Tony Stewart: “I feel like obviously that’s part of why we made the decision. I love Clint. You’re not gonna have more fun with anybody than Clint Bowyer and you’re not gonna have anybody that’s got any more passion, drive and desire than Clint Bowyer, so losing him is a detriment, obviously.
“But looking down the road in the future of Stewart-Haas Racing, knowing that Clint was going to the booth in another year, we had an opportunity to get Chase I think now at the right time to get him in a car and work on the future. We could have ran Clint another year in the 14 car, but I don’t know that it really was gonna progress the program any further than where we’re at with him right now, so giving Chase an opportunity to get a year under his belt and, ultimately, at the end of the year it may not be a step forward in one year, but long-term and down the road we feel like Chase has a lot of potential.
“You obviously have seen what he’s done in Xfinity this year and the competition level goes up when you go to the Cup Series, but we feel and have a lot of confidence that he has what it takes to be a great Cup driver. So in year one, at the end of the year will we say it was a great decision? Maybe or maybe not. I hope he goes out and rattles off three wins and wins rookie of the year next year and ties our record for most wins as a rookie, but the big picture is what we’re looking at and I feel like even if the first year is a struggle for him, we’re committed to him and we’re gonna make sure we get him where he needs to be, and I think we will have a lot of success with him down the road.”
Q: HOW WILL THE CHANGEOVER BE FOR THE DRIVERS AND TEAMS FINANCIALLY WITH THE MOVE TO THE NEXT GEN CAR?
Tony Stewart: “Financially, it shows on paper that it’s gonna be a huge improvement for all the teams, especially the bottom third of the field. It’s a great opportunity for them to be able to be more competitive with the top third tier teams, so I think all in all that’s gonna be a great thing.

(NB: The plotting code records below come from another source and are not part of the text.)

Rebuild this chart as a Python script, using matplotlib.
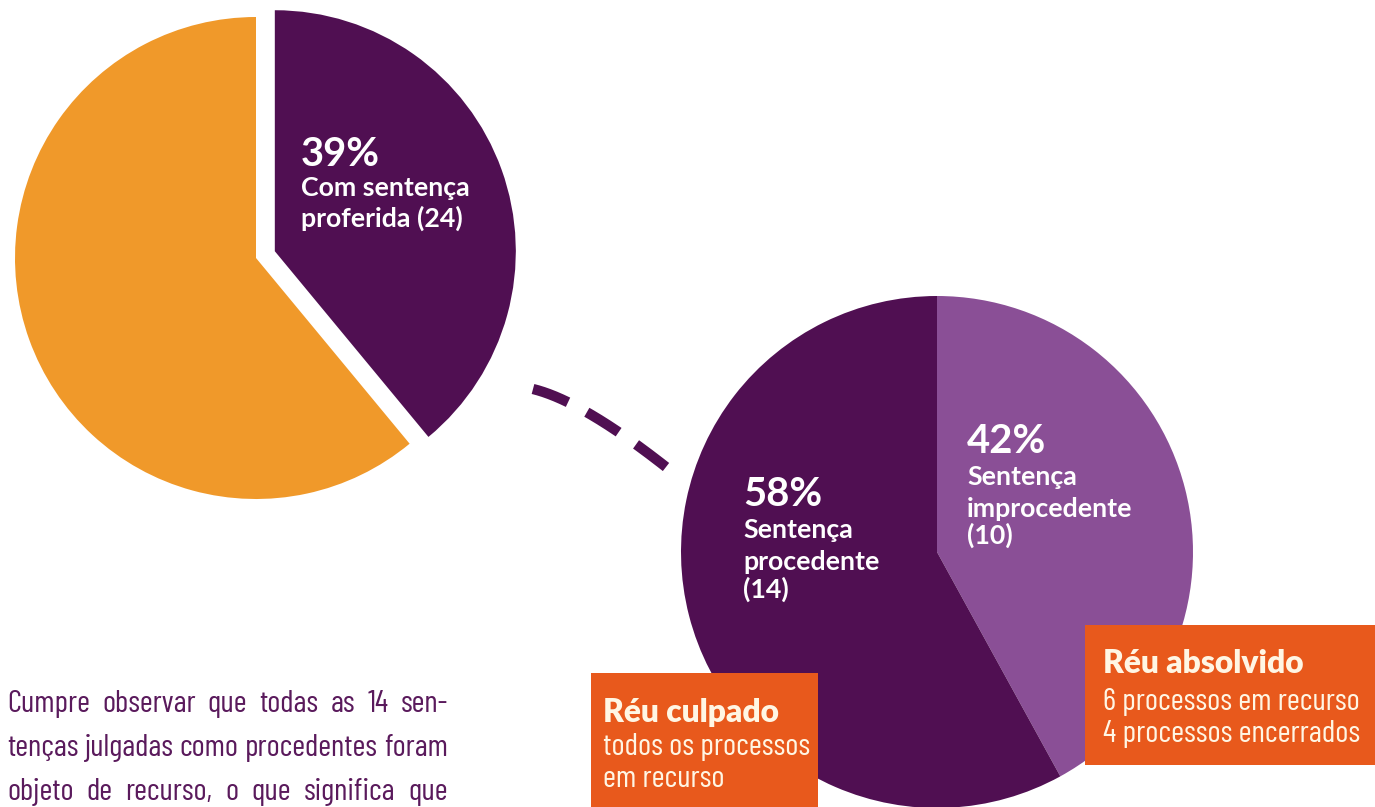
import matplotlib
matplotlib.use("Agg")
import matplotlib.pyplot as plt
from matplotlib import font_manager
from matplotlib.font_manager import FontProperties
from matplotlib.patches import Rectangle
import numpy as np

# ---- data ----
left_values = [39, 61]
left_pct_label = "39%"
left_label_lines = ["Com sentença", "proferida (24)"]

right_values = [42, 58]
right_pct_labels = ["42%", "58%"]
right_label_lines = [["Sentença", "improcedente", "(10)"],
                     ["Sentença", "procedente", "(14)"]]

box_titles = ["Réu culpado", "Réu absolvido"]
box_lines = [["todos os processos", "em recurso"],
             ["6 processos em recurso", "4 processos encerrados"]]

body_lines = ["Cumpre observar que todas as 14 sen-",
              "tenças julgadas como procedentes foram",
              "objeto de recurso, o que significa que"]

# ---- colours ----
ORANGE = "#F0992A"
DARK = "#500F52"
LIGHT = "#8A4F96"
BOX = "#E8591C"
CREAM = "#FFF6E4"
BODY = "#5A1A5C"

FL = font_manager.fontManager.ttflist


def pick(cands, min_weight=0):
    for c in cands:
        ws = [f.weight for f in FL if f.name == c]
        ws = [w if isinstance(w, (int, float)) else 400 for w in ws]
        if ws and max(ws) >= min_weight:
            return c
    return "DejaVu Sans"


NARROW = pick(["Barlow Condensed", "Barlow Semi Condensed", "Asap Condensed", "Archivo Narrow"])
LABEL = pick(["Comfortaa", "Quicksand", "Nunito", "M PLUS Rounded 1c", "Lexend", "Lato"], 700)
TITLE = pick(["Fredoka", "Baloo 2", "M PLUS Rounded 1c", "Nunito", "Quicksand", "Comfortaa", "Lato"], 700)

W, H = 1375, 807
fig = plt.figure(figsize=(W / 100, H / 100), dpi=100)
ax = fig.add_axes([0, 0, 1, 1])
ax.set_xlim(0, W)
ax.set_ylim(0, H)
ax.set_aspect("equal")
ax.axis("off")
renderer = fig.canvas.get_renderer()


def Y(y):
    return H - y


def width_px(s, family, weight, size):
    t = fig.text(0, 0, s, family=family, fontweight=weight, fontsize=size)
    w = t.get_window_extent(renderer=renderer).width
    t.remove()
    return w


def fit(s, family, weight, target):
    w = width_px(s, family, weight, 20)
    return 20 * target / w


# left pie (purple slice pulled out)
ax.pie(left_values, colors=[DARK, ORANGE], startangle=90, counterclock=False,
       explode=[20, 0], center=(256, Y(258)), radius=241,
       wedgeprops=dict(linewidth=0))

# right pie
ax.pie(right_values, colors=[LIGHT, DARK], startangle=90, counterclock=False,
       center=(937, Y(552)), radius=256, wedgeprops=dict(linewidth=0))
ax.set_xlim(0, W)
ax.set_ylim(0, H)

# dashed connector: three equal dashes
t = np.linspace(0, 1, 400)
p0 = np.array([533, Y(389)])
p1 = np.array([582, Y(401)])
p2 = np.array([666, Y(467)])
curve = ((1 - t)[:, None] ** 2) * p0 + (2 * (1 - t) * t)[:, None] * p1 + (t ** 2)[:, None] * p2
L = np.sum(np.hypot(np.diff(curve[:, 0]), np.diff(curve[:, 1])))
lw_pt = 7.4
lw_px = lw_pt * 100 / 72
dash_px = L * 37 / 153
gap_px = L * 21 / 153
ax.plot(curve[:, 0], curve[:, 1], color=DARK, lw=lw_pt,
        dashes=(dash_px / lw_px, gap_px / lw_px),
        dash_capstyle="butt", solid_capstyle="butt")

# pie labels
pct_size = fit("39%", LABEL, "bold", 79)
lab_size = fit("improcedente", LABEL, "bold", 166)


def label_block(x, pct, pct_base, lines, bases):
    ax.text(x, Y(pct_base), pct, color="white", fontsize=pct_size, fontweight="bold",
            family=LABEL, va="baseline", ha="left")
    for s, b in zip(lines, bases):
        ax.text(x, Y(b), s, color="white", fontsize=lab_size, fontweight="bold",
                family=LABEL, va="baseline", ha="left")

label_block(301, left_pct_label, 166, left_label_lines, [196, 227])
label_block(967, right_pct_labels[0], 453, right_label_lines[0], [485, 517, 544])
label_block(743, right_pct_labels[1], 506, right_label_lines[1], [538, 570, 598])

# boxes
ax.add_patch(Rectangle((591, Y(807)), 227, 134, facecolor=BOX, edgecolor="none", zorder=3))
ax.add_patch(Rectangle((1085, Y(765)), 290, 140, facecolor=BOX, edgecolor="none", zorder=3))

title_size = fit("Réu absolvido", TITLE, "heavy", 202)
box_size = fit("6 processos em recurso", NARROW, "normal", 257)

for (x, tb, lb, title, lines) in [(603, 722, [755, 787], box_titles[0], box_lines[0]),
                                   (1103, 673, [710, 742], box_titles[1], box_lines[1])]:
    ax.text(x, Y(tb), title, color=CREAM, fontsize=title_size, fontweight="heavy",
            family=TITLE, va="baseline", ha="left", zorder=4)
    for s, b in zip(lines, lb):
        ax.text(x, Y(b), s, color=CREAM, fontsize=box_size, family=NARROW,
                va="baseline", ha="left", zorder=4)

# body text, justified between x=7 and x=448
body_size = fit(body_lines[1], NARROW, "normal", 441)
x0, x1 = 7, 448
for line, base in zip(body_lines, [712, 756, 800]):
    words = line.split(" ")
    ws = [width_px(w_, NARROW, "normal", body_size) for w_ in words]
    gap = (x1 - x0 - sum(ws)) / (len(words) - 1)
    x = x0
    for w_, wd in zip(words, ws):
        ax.text(x, Y(base), w_, color=BODY, fontsize=body_size, family=NARROW,
                va="baseline", ha="left")
        x += wd + gap

fig.savefig("out.png", dpi=100)
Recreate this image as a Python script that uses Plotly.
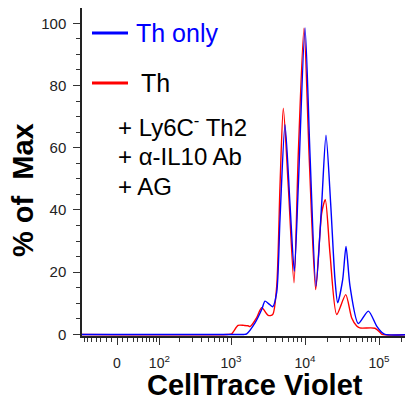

“Getting Chase in a car this year. Getting him used to his team. Getting him used to the drivers, the tracks in a Cup car, I think, is a valuable learning year even though you’re gonna be switching to a different car the next year. I think having him get that experience this year with that group will even make year two and getting into that new car put him on a more level playing field with everybody once he’s got that first year under his belt.
“Everybody is gonna have to start kind of from scratch when the new car comes out, but financially it’s good for the sport and good for the teams and for Chase I think getting this year is a gonna be valuable for him before he gets in that car.”
Q: IF KEVIN HARVICK GETS ONE MORE WIN THAT WOULD BE 10 AND HE WOULD BE ONE OF ONLY THREE DRIVERS TO DO THAT IN THE LAST 25 YEARS, AND HE WOULD BE AT AN AGE WHEN MOST DRIVERS ARE LOOKING AT RETIRING. IS THIS A PROGRESSION OF DRIVERS CAN HAVE GREATER SUCCESS AT OLDER AGES AND WE SHOULDN’T BE JUDGING THEM WHEN THEY REACH AGE 40?
Tony Stewart: “I think you’re definitely right on that. You look in different forms of motorsports there are drivers that are over the age of 40 that still win a lot of races, win a lot of championships as well. I feel like, and I can’t remember how many years ago this wave of starting to try to find these 14-, 15-, 16-year-old drivers that was a huge push for everybody, and I feel like they’ve really put an emphasis in an area that they’ve overlooked some really good talent, and I think Kevin is a perfect example of that.
“But I’m also gonna go back to years ago. I’ve said it then and all the way to the present and I’ll still continue to say it — Kevin Harvick is the complete package. He’s a great race car driver. He was a great owner. He’s great at building teams. He’s great at managing teams. He understands how partnerships and sponsorships work in this sport and he also has a great management company, so Kevin Harvick single-handedly is the most well-rounded driver in NASCAR right now — has been for years and that’s why someone like him is able to do what he’s done this year.
“He has the ability every week to go out and if we can give him a car that’s close and in the ballpark, he can do the rest of the work and get it the rest of the way. On days that the car is perfect and he’s perfect, you’ve seen what happens. It’s proof that you don’t have to be a 14-, 15-, or 16-year-old driver to be great and all this emphasis on finding the next young guy, there are other guys in the sport.
“Look at Martin Truex Jr. Martin has been around this sport for a long time. One variable changed in the equation and all of a sudden Martin is a championship-caliber driver, so I laugh and I make fun of all the organizations that are looking for these super young kids that are kids. Some of them don’t even have their driver’s licenses and their parents are having to drive them to the race shop and I’m like, ‘You have to let these kids grow up.’ They aren’t mature yet. They’re great race car drivers, but at the same time I’ve also told people to tell my how good their 14- or 15- or 16-year-old kid is I said, ‘Well, has he crashed hard yet? Or her?’ And when they say no, I said, ‘Well, don’t tell me how good he is until he comes back from a hard crash and then let’s see how good he is because then you’re gonna find out what you’ve got.’
“So a lot of these young guys, the cars are so safe that they feel like they’re invincible in them and they all run fast, but they don’t have the savvy and the background of someone like a Kevin Harvick has and a Martin Truex has to sit there and go out and understand why they’re doing everything the way they’re doing and that’s why you see a guy like Kevin Harvick have the success that he has.”
WHAT IS THE TEAM STATUS ON THE XFINITY SIDE FOR NEXT YEAR?
Tony Stewart: “We’re still working on it, but we have been working on it for a couple months now. We’ve got a couple prospects that nothing is done yet to announce, but we’ll keep working on our end. We definitely plan to continue the Xfinity program. We obviously see the value in it as you see with the announcement today, so we plan to continue down that path.”